BBQ Shrimp with Hatch Green Ch
BBQ Shrimp with Hatch Green Chile Grits
Category : Seafood


3/4 cup unsalted butter
1 lemon, zested, juiced, and cut into wedges
2 tablespoons finely chopped fresh rosemary
2 tablespoons Worcestershire sauce
2 teaspoons coarse kosher salt
1 1/2 teaspoons ground black pepper
1 teaspoon chili powder
1/4 teaspoon cayenne pepper
2 cloves garlic, minced
2 bay leaves
2 pounds peeled and deveined head-on jumbo fresh shrimp
Hatch Green Chile Grits (recipe follows)

Garnish:
broiled lemon halves

In a large skillet, melt butter over medium-high heat. Add lemon zest, juice, and wedges, rosemary, Worcestershire, salt, black pepper, chili powder, cayenne, garlic, and bay leaves. Reduce heat to medium-low; cook, stirring constantly, until fragrant, about 1 minute.

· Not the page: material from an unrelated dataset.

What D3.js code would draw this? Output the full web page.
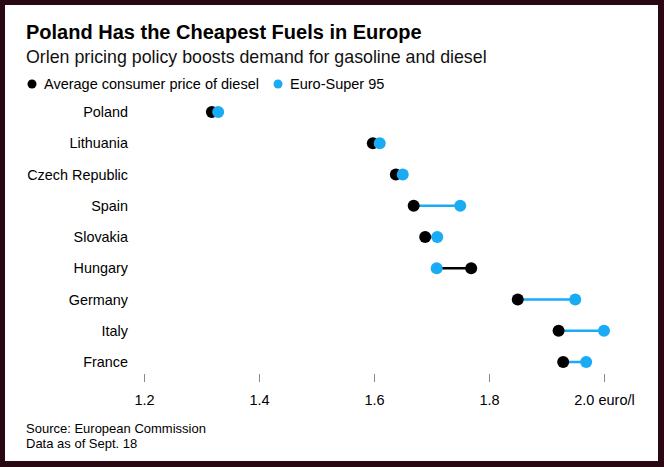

Bring to a boil; reduce heat, and simmer for 5 minutes. Add shrimp, and increase heat to medium. Cook just until slightly pink, 4 to 5 minutes.

Cover skillet, and remove from heat. Let stand for 15 minutes, stirring every 5 minutes. Serve immediately over Hatch Green Chile Grits. Garnish with lemon halves, if desired.